C. If the dominant intent of the landlord(s) in seeking to recover possession of a residential unit is retaliation against the tenant for exercising his or her rights under this article, and if the tenant is not in default as to the payment of rent, including payments into REAP, then the landlord(s) may not recover possession of a residential unit in any action or proceeding or cause the tenant to quit involuntarily.

D. LAHD shall deduct a non-refundable administration fee of $50.00 for each individual rent payment made into the escrow account. Only one fee shall be deducted for each residential unit for each month.
SEC. 155.06. EXPENDITURE OF REAP ESCROW ACCOUNT FUNDS BY LAHD.

(Added by Ord. No. 171,884, Eff. 2/6/98.)
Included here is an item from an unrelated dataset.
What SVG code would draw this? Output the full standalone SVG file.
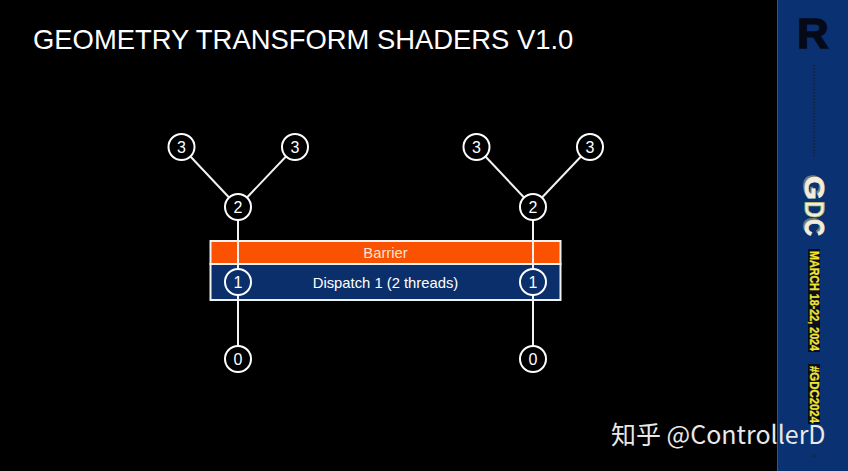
<svg xmlns="http://www.w3.org/2000/svg" width="848" height="471" viewBox="0 0 848 471">
<style>
text{font-family:"Liberation Sans",Arial,sans-serif;fill:#fff}
.n circle{fill:#000;stroke:#fff;stroke-width:2}
.n text{font-size:16px;text-anchor:middle}
.c{font-size:14.800px;text-anchor:middle}
.l line{stroke:#f2f2f2;stroke-width:2}
.d circle{fill:#0b2f6b}
.y{font-weight:bold;font-size:13px;fill:#f5e533;stroke:#f5e533;stroke-width:.3}
.g{font-weight:bold;font-size:28px;fill:#f1eedb;stroke:#f1eedb;stroke-width:.8}
.s{font-weight:bold;font-size:28px;fill:#77787a}
</style>
<rect width="848" height="471" fill="#000"/>
<g id="sidebar">
<rect x="777.500" y="0" width="70.500" height="471" fill="#0a3272"/>
<rect x="777" y="0" width="1" height="471" fill="#2a5596"/>
<text transform="translate(813,48) scale(1.05,1)" style="fill:#060a18;stroke:#060a18;stroke-width:1.400;font-weight:bold;font-size:42px" text-anchor="middle">R</text>
<line x1="814" y1="65" x2="814" y2="158" stroke="#12284f" stroke-width="2.500" stroke-dasharray="2 1"/>
<text class="s" transform="translate(803,174) rotate(90)" textLength="24" lengthAdjust="spacingAndGlyphs">G</text>
<text class="s" transform="translate(803,217) rotate(90)" textLength="17" lengthAdjust="spacingAndGlyphs">C</text>
<text class="g" transform="translate(805,176) rotate(90)" textLength="24" lengthAdjust="spacingAndGlyphs">G</text>
<text class="g" transform="translate(805,201) rotate(90)" textLength="17" lengthAdjust="spacingAndGlyphs" style="fill:#f1eedb;stroke:#b9bd6a">D</text>
<text class="g" transform="translate(805,219) rotate(90)" textLength="17" lengthAdjust="spacingAndGlyphs">C</text>
<rect x="808" y="249" width="12" height="103" fill="#0a0f1c"/>
<rect x="808" y="364" width="12" height="60" fill="#0a0f1c"/>
<text class="y" transform="translate(809.500,251) rotate(90)" textLength="100" lengthAdjust="spacingAndGlyphs">MARCH 18-22, 2024</text>
<text class="y" transform="translate(809.500,366) rotate(90)" textLength="57" lengthAdjust="spacingAndGlyphs">#GDC2024</text>
<text x="814" y="458" text-anchor="middle" style="fill:#10254f;font-size:6px">40</text>
</g>
<text id="title" x="33" y="49" font-size="27.400">GEOMETRY TRANSFORM SHADERS V1.0</text>
<g id="barrier"><rect x="210.500" y="241" width="350" height="23" fill="#fa5200" stroke="#f2f2f2" stroke-width="2"/><text class="c" x="385.500" y="258" style="fill:#fbe3d6">Barrier</text></g>
<g id="dispatch"><rect x="210.500" y="264" width="350" height="36" fill="#0b2f6b" stroke="#f2f2f2" stroke-width="2"/><text class="c" x="385.500" y="288">Dispatch 1 (2 threads)</text></g>
<g id="connectors" class="l">
<line x1="181.500" y1="147" x2="238" y2="207"/><line x1="295" y1="147" x2="238" y2="207"/><line x1="238" y1="207" x2="238" y2="359"/>
<line x1="476.500" y1="147" x2="533" y2="207"/><line x1="590" y1="147" x2="533" y2="207"/><line x1="533" y1="207" x2="533" y2="359"/>
</g>
<g id="n3a" class="n"><circle cx="181.500" cy="147" r="13"/><text x="181.500" y="152.500">3</text></g>
<g id="n3b" class="n"><circle cx="295" cy="147" r="13"/><text x="295" y="152.500">3</text></g>
<g id="n2a" class="n"><circle cx="238" cy="207" r="13"/><text x="238" y="212.500">2</text></g>
<g id="n1a" class="n d"><circle cx="238" cy="282" r="13"/><text x="238" y="287.500">1</text></g>
<g id="n0a" class="n"><circle cx="238" cy="359" r="13"/><text x="238" y="364.500">0</text></g>
<g id="n3c" class="n"><circle cx="476.500" cy="147" r="13"/><text x="476.500" y="152.500">3</text></g>
<g id="n3d" class="n"><circle cx="590" cy="147" r="13"/><text x="590" y="152.500">3</text></g>
<g id="n2b" class="n"><circle cx="533" cy="207" r="13"/><text x="533" y="212.500">2</text></g>
<g id="n1b" class="n d"><circle cx="533" cy="282" r="13"/><text x="533" y="287.500">1</text></g>
<g id="n0b" class="n"><circle cx="533" cy="359" r="13"/><text x="533" y="364.500">0</text></g>
<text id="watermark" x="611" y="444" font-size="25" style="font-family:'Noto Sans CJK SC','Liberation Sans',sans-serif;fill:#e8e8e8">知乎 @ControllerD</text>
</svg>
The funds paid into the escrow account shall only be expended on the following items:

A. The non-refundable administrative fee of $50.00 for each rent payment made into REAP.

B. Funds paid in accordance with a court order.

C. Funds paid to DWP for the amount required to maintain utility services from the date of the referral pursuant to Section 155.02 A of this Code.

D. Funds returned to the landlord(s) when payment arrangements have been reached to the satisfaction of DWP.

E. Excess escrow funds remaining after payment of DWP delinquent utility bills.

a. Funds returned to the landlord(s) where the landlord(s) has provided LAHD with proof that the deficiencies have been corrected.

b. Funds returned to the landlord(s) when the landlord(s) is in compliance with any order or citation issued by the City Departments of Building and Safety and Fire, and the County Department of Health Services, the landlord(s) has complied with the unit registration requirement of the RSO, and the building is not in REAP.

F. LAHD may return funds remaining in the REAP account for a building, to the extent legally permissible, to the tenants who deposited such funds. LAHD shall adopt regulations with respect to the return of funds.

G. At any time after funds are paid to DWP pursuant to Subsection C above, a tenant may apply to LAHD for a release of funds from the escrow account. LAHD shall review the application and, after notice and opportunity to be heard is given to the landlord, may order the release of funds from the escrow account where it has been demonstrated to the satisfaction of LAHD that such release is necessary to prevent a significant diminution of an essential service to the building, or is necessary for the correction of the deficiencies. Where specifically ordered by a court, LAHD shall order the release of funds from the escrow account.
SEC. 155.07. REMOVAL FROM REAP.

(Added by Ord. No. 171,884, Eff. 2/6/98.)

A. LAHD shall administratively remove buildings from REAP if each of these findings can be made:

1. No delinquent DWP bills as reported to LAHD by DWP;

2. (Amended by Ord. No. 173,810, Eff. 4/16/01.) The building has not also been placed into REAP pursuant to Section 162.00 et seq.; and

3. The landlord(s) has complied with the unit registration requirements of the RSO.

B. Within ten days of LAHD removing the building from REAP, LAHD will make a demand to the Controller of the City of Los Angeles for the release of accumulated REAP funds to the landlord(s) subject to the provision of the landlord(s)’s Social Security Number or Tax Identification Number.

C. Tenants and all interested parties shall receive notification of the removal of the building from REAP. Tenants will be instructed to make rent payments to the landlord(s) for the next month’s rent payment due date.
SEC. 155.08. TENANT OUTREACH AND INFORMATION.

(Added by Ord. No. 171,884, Eff. 2/6/98.)

LAHD, DWP and organizations authorized by the City Council may contact tenants. During that contact, tenants shall be informed of the UMP/REAP and their right to forward rent payments into the escrow account for the maintenance of utility services, eviction protection rights, and rights for the release of escrow funds.
SEC. 155.09. UTILITY SHUT-OFF.

(Added by Ord. No. 171,884, Eff. 2/6/98.)

If REAP is unsuccessful in obtaining adequate tenant participation to maintain the utility service, DWP will be notified by LAHD. DWP shall consequently notify all interested parties of the termination of utility services in accordance with its utility termination procedures.